Never seen this type of recurrence relation before. I need to prove it using induction.
\begin{aligned}u_{1}=3,u_{2}=5,u_{n}=3u_{n-1}-2u_{n-2},n\in \mathbb{N} ,n\geq 3. \end{aligned}
Prove $u_{n} = 2^k+1$
This is what I did:
Basis step
\begin{aligned} P\left( 3\right) :3\cdot 5-2\cdot 3=9\\ \end{aligned}
Inductive step
\begin{aligned} P\left( k\right) :3u_{k-1}-2u_{k-2}=2^{k}+1\\ P\left( k+1\right) :3u_{k}-2u_{k-1}=2^{k+1}+1 \end{aligned}
If I replace $u_{k}$ in $3u_{k}$, still need to solve $2u_{k-1}$
Two questions:
- How can I use my hypothesis to prove $P(k + 1)$ ?
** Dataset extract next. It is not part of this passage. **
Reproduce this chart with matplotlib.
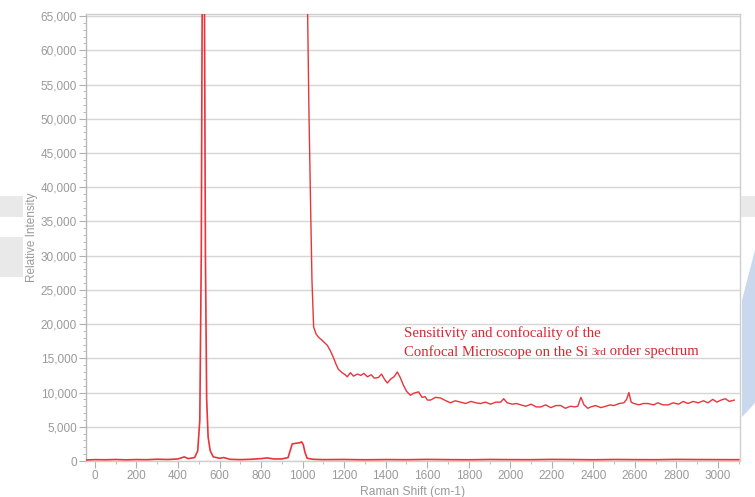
import matplotlib
matplotlib.use("Agg")
import matplotlib.pyplot as plt
from matplotlib.patches import Rectangle, Polygon
from matplotlib.ticker import FuncFormatter, MultipleLocator

# Main Si spectrum (baseline + 520 peak + ~970 band)
x1 = [-40, 0, 50, 100, 150, 200, 250, 300, 350, 400, 430, 450, 480, 495, 505, 512,
      518, 522, 527, 532, 538, 545, 555, 570, 600, 620, 650, 700, 750, 800, 830, 860,
      900, 930, 940, 950, 970, 985, 995, 1003, 1012, 1022, 1050, 1100, 1200, 1300,
      1400, 1500, 1600, 1700, 1800, 1900, 2000, 2100, 2200, 2300, 2400, 2500, 2600,
      2700, 2800, 2900, 3000, 3100]
y1 = [150, 200, 180, 220, 170, 210, 190, 260, 220, 300, 600, 350, 500, 1500, 6000, 30000,
      80000, 95000, 70000, 30000, 9000, 3500, 1500, 600, 400, 500, 250, 200, 250, 350, 450, 300,
      300, 500, 1500, 2500, 2600, 2650, 2800, 2400, 1200, 400, 250, 200, 220, 180,
      210, 190, 230, 200, 180, 220, 200, 190, 230, 210, 180, 220, 200,
      190, 230, 210, 200, 190]

# Magnified Si 3rd order spectrum
x2 = [1020, 1030, 1038, 1045, 1053, 1064, 1076, 1095, 1119, 1135, 1147, 1160, 1172, 1190,
      1205, 1215, 1230, 1245, 1264, 1280, 1295, 1312, 1330, 1345, 1365, 1380, 1395, 1408,
      1425, 1440, 1456, 1470, 1485, 1500, 1519, 1535, 1558, 1575, 1590, 1601, 1616, 1640,
      1664, 1690, 1712, 1735, 1760, 1785, 1810, 1835, 1857, 1880, 1905, 1930, 1954, 1968,
      1985, 2010, 2030, 2050, 2075, 2100, 2125, 2147, 2170, 2195, 2220, 2243, 2265, 2290,
      2310, 2325, 2340, 2355, 2373, 2388, 2410, 2436, 2460, 2480, 2499, 2525, 2547, 2560,
      2571, 2582, 2595, 2620, 2640, 2663, 2690, 2710, 2735, 2760, 2785, 2810, 2833, 2856,
      2880, 2905, 2930, 2952, 2975, 2995, 3015, 3035, 3055, 3078]
y2 = [75000, 52000, 38000, 26400, 19600, 18600, 18100, 17600, 16900, 16000, 15200, 14200, 13400, 12900,
      12600, 12300, 12900, 12400, 12700, 12500, 12800, 12300, 12600, 12100, 12200, 12700, 11900, 11400,
      12000, 12300, 13000, 12200, 11100, 10200, 9600, 9900, 10100, 9300, 9400, 8900, 8900, 9300,
      9200, 8800, 8500, 8800, 8600, 8400, 8700, 8500, 8400, 8600, 8300, 8600, 8600, 9100,
      8500, 8300, 8400, 8200, 8000, 8300, 7900, 7900, 8200, 7800, 8100, 8100, 7700, 8000,
      7900, 8000, 9300, 8200, 7700, 7900, 8100, 7800, 8000, 8200, 8100, 8400, 8500, 9000,
      10000, 8600, 8400, 8200, 8400, 8400, 8200, 8500, 8200, 8200, 8500, 8300, 8700, 8400,
      8700, 8500, 8800, 8500, 9000, 8600, 8900, 9100, 8700, 8900]

x_ticks = list(range(0, 3001, 200))
y_ticks = list(range(0, 65001, 5000))

W, H = 755, 497
fig = plt.figure(figsize=(W / 100, H / 100), dpi=100)
fig.patch.set_facecolor("white")

def fx(px):
    return px / W

def fy(py):
    return 1 - py / H

# decorative background shapes
for (x0, y0, x1_, y1_) in [(0, 196, 23, 217), (0, 237, 23, 277), (741, 196, 755, 217)]:
    fig.patches.append(Rectangle((fx(x0), fy(y1_)), fx(x1_ - x0), (y1_ - y0) / H,
                                 transform=fig.transFigure, facecolor="#e9e9e9",
                                 edgecolor="none", zorder=0))
poly = [(755, 250), (742, 300), (742, 417), (755, 403)]
fig.patches.append(Polygon([(fx(a), fy(b)) for a, b in poly], closed=True,
                           transform=fig.transFigure, facecolor="#c9d8ec",
                           edgecolor="none", zorder=0))

ax = fig.add_axes([fx(86), fy(461), fx(740 - 86), (461 - 14) / H])
ax.set_facecolor("white")
ax.set_xlim(-43, 3106)
ax.set_ylim(0, 65300)

red = "#e8353b"
ax.plot(x1, y1, color=red, lw=1.2, zorder=3)
ax.plot(x2, y2, color=red, lw=1.0, zorder=3)

ax.set_yticks(y_ticks)
ax.set_xticks(x_ticks)
ax.yaxis.set_minor_locator(MultipleLocator(1000))
ax.xaxis.set_minor_locator(MultipleLocator(100))
ax.yaxis.set_major_formatter(FuncFormatter(lambda v, p: f"{int(v):,}"))
ax.grid(axis="y", color="#d6d6d6", lw=1.0, zorder=0)

tick_col = "#9a9a9a"
ax.tick_params(axis="both", which="major", colors="#b0b0b0", labelcolor=tick_col,
               labelsize=8.5, length=5, width=0.8, pad=1.5)
ax.tick_params(axis="both", which="minor", colors="#b0b0b0", length=2.5, width=0.6)
for lab in ax.get_xticklabels() + ax.get_yticklabels():
    lab.set_family("Liberation Sans")

for s in ax.spines.values():
    s.set_color("#cfcfcf")
    s.set_linewidth(1.0)
ax.spines["left"].set_color("#b8b8b8")

ax.set_xlabel("Raman Shift (cm-1)", fontsize=8.7, color=tick_col,
              family="Liberation Sans", labelpad=3)
ax.set_ylabel("Relative Intensity", fontsize=8.5, color=tick_col,
              family="Liberation Sans", labelpad=2)

tcol = "#d42a32"
fs = 10.6
ax.text(1486, 18700, "Sensitivity and confocality of the", color=tcol,
        fontsize=fs, family="Liberation Serif", va="center", ha="left")
t1 = ax.text(1486, 15900, "Confocal Microscope on the Si ", color=tcol,
             fontsize=fs, family="Liberation Serif", va="center", ha="left")
t2 = ax.annotate("3rd", xy=(1, 0.18), xycoords=t1, color=tcol, fontsize=8,
                 family="Liberation Serif", va="bottom", ha="left")
ax.annotate(" order spectrum", xy=(1, 0), xycoords=t2, xytext=(0, -1),
            textcoords="offset points", color=tcol, fontsize=fs,
            family="Liberation Serif", va="bottom", ha="left")

fig.savefig("out.png", dpi=100)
- What's the name of this type of relation where it depends on two previous results?
Would appreciate any help
Your base case should be:
$u_1 = 3 = 2^1+1\\u_2 = 5 = 2^2+1$
In your inductive step you then assume that $u_k = 2^k+1$ and $u_{k-1} = 2^{k-1}+1$ and you need to show that with this assumption then $u_{k+1} = 2^{k+1}+1$.
You know that
$u_{k+1} = 3u_k - 2u_{k-1} = 3(2^k+1) - 2(2^{k-1}+1)$
so you just have to simplify the expression on the right hand side.